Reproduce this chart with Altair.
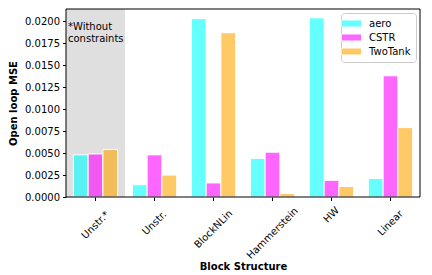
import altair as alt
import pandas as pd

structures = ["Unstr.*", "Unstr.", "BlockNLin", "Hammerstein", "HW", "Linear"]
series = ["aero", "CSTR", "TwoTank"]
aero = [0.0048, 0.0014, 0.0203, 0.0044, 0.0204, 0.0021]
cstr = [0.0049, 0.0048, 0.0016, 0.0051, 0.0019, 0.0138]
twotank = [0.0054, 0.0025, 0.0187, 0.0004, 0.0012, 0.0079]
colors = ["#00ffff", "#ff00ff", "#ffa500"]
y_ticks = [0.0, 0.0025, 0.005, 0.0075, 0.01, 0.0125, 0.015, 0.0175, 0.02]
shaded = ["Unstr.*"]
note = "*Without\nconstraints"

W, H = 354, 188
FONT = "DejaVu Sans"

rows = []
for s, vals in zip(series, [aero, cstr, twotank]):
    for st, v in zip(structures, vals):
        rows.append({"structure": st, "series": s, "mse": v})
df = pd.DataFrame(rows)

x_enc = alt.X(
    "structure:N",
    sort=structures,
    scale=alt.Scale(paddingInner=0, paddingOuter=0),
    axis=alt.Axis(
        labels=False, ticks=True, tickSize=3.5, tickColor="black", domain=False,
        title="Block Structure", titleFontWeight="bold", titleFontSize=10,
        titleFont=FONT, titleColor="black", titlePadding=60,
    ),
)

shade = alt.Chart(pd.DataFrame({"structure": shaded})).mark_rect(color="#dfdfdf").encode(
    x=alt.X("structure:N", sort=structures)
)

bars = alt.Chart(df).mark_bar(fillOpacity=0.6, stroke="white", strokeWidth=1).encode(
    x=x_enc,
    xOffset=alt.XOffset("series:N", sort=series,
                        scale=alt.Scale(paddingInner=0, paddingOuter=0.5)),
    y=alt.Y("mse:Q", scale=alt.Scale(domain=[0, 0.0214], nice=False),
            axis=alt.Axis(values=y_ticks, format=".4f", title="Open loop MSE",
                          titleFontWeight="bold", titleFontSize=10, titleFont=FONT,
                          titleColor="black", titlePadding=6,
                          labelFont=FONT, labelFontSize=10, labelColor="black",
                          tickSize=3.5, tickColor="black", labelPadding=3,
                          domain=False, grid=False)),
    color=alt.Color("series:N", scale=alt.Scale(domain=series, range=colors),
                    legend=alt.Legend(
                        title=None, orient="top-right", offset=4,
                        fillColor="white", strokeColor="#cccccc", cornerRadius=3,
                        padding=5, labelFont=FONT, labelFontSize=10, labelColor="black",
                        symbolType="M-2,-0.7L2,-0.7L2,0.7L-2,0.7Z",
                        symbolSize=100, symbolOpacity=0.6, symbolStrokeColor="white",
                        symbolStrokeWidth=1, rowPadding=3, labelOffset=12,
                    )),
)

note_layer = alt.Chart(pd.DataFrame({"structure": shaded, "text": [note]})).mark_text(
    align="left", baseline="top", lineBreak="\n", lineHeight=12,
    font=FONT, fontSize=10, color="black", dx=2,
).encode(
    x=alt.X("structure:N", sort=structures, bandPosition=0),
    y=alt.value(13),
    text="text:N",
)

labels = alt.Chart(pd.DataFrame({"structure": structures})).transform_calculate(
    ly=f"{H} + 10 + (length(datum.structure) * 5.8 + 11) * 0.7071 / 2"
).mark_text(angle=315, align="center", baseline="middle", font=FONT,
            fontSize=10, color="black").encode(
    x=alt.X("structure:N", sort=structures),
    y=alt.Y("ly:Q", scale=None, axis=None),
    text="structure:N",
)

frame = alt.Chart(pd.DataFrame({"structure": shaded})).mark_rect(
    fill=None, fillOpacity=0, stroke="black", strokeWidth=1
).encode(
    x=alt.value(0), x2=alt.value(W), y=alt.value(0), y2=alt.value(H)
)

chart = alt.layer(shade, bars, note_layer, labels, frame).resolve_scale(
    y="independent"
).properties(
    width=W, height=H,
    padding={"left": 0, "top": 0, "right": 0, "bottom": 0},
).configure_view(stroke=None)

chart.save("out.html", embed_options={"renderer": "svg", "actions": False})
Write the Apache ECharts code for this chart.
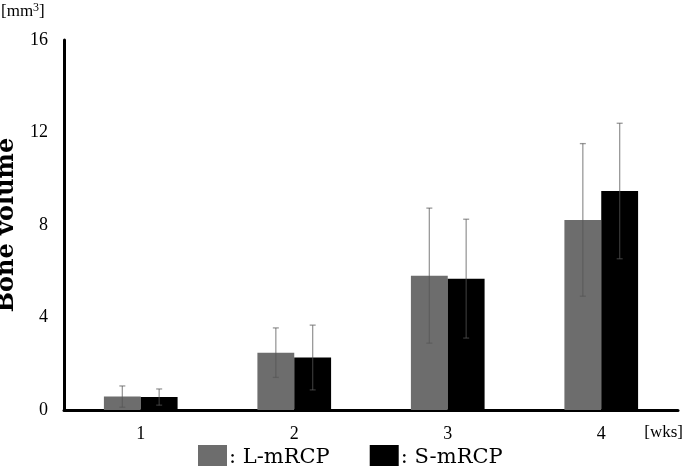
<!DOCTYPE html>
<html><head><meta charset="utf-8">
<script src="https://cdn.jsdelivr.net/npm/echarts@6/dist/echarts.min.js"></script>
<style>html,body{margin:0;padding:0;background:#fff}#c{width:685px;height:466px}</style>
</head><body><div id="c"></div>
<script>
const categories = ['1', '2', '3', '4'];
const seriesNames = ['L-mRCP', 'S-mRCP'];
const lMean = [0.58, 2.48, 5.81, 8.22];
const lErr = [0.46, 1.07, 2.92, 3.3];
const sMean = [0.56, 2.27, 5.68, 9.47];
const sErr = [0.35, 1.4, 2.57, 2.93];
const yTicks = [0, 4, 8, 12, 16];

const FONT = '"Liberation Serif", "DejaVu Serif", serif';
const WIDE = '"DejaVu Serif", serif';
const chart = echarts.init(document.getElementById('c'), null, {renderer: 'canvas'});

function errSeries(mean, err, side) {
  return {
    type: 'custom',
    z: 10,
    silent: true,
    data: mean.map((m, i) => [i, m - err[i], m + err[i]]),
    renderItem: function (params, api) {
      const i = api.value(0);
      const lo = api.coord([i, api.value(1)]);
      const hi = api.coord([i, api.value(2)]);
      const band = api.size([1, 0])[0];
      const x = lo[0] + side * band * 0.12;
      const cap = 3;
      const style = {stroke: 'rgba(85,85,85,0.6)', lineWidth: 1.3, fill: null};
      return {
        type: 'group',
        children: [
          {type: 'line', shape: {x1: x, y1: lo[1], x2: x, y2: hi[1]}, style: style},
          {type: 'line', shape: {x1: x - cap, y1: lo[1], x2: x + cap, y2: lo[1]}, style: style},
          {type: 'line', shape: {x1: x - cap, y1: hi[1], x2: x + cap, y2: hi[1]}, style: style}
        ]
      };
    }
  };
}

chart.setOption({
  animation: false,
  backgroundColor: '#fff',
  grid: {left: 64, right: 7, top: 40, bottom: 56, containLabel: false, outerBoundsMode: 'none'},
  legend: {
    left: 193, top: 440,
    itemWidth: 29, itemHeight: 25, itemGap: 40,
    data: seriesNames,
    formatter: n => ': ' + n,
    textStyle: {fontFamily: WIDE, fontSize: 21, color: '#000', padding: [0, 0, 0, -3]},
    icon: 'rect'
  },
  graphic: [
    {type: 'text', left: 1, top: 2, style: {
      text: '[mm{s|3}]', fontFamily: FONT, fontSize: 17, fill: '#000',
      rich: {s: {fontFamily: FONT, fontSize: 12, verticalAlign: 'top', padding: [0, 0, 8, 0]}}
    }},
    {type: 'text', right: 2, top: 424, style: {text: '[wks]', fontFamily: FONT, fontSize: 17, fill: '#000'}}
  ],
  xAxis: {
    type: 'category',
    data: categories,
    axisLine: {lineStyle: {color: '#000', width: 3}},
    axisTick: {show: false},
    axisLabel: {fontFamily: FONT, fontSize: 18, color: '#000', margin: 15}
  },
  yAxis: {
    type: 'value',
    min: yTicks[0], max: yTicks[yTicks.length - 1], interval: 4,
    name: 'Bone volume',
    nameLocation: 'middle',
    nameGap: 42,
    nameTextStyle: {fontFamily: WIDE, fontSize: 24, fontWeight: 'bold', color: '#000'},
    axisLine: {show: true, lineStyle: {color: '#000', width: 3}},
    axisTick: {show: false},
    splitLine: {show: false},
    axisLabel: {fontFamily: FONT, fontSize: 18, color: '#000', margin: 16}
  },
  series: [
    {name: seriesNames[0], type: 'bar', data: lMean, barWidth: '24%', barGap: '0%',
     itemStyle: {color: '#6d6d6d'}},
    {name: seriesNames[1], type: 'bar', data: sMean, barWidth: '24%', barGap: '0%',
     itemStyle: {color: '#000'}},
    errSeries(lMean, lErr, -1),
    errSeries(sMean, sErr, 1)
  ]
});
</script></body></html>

Goal of the exercise =
Repeat the lines of the listing above verbatim, beginning at its first line and ending at the line containing "df = pd.DataFrame(rows)", which is included. Omit pictures.

Written answer =
Reproduce this chart with Altair.
import altair as alt
import pandas as pd

structures = ["Unstr.*", "Unstr.", "BlockNLin", "Hammerstein", "HW", "Linear"]
series = ["aero", "CSTR", "TwoTank"]
aero = [0.0048, 0.0014, 0.0203, 0.0044, 0.0204, 0.0021]
cstr = [0.0049, 0.0048, 0.0016, 0.0051, 0.0019, 0.0138]
twotank = [0.0054, 0.0025, 0.0187, 0.0004, 0.0012, 0.0079]
colors = ["#00ffff", "#ff00ff", "#ffa500"]
y_ticks = [0.0, 0.0025, 0.005, 0.0075, 0.01, 0.0125, 0.015, 0.0175, 0.02]
shaded = ["Unstr.*"]
note = "*Without\nconstraints"

W, H = 354, 188
FONT = "DejaVu Sans"

rows = []
for s, vals in zip(series, [aero, cstr, twotank]):
    for st, v in zip(structures, vals):
        rows.append({"structure": st, "series": s, "mse": v})
df = pd.DataFrame(rows)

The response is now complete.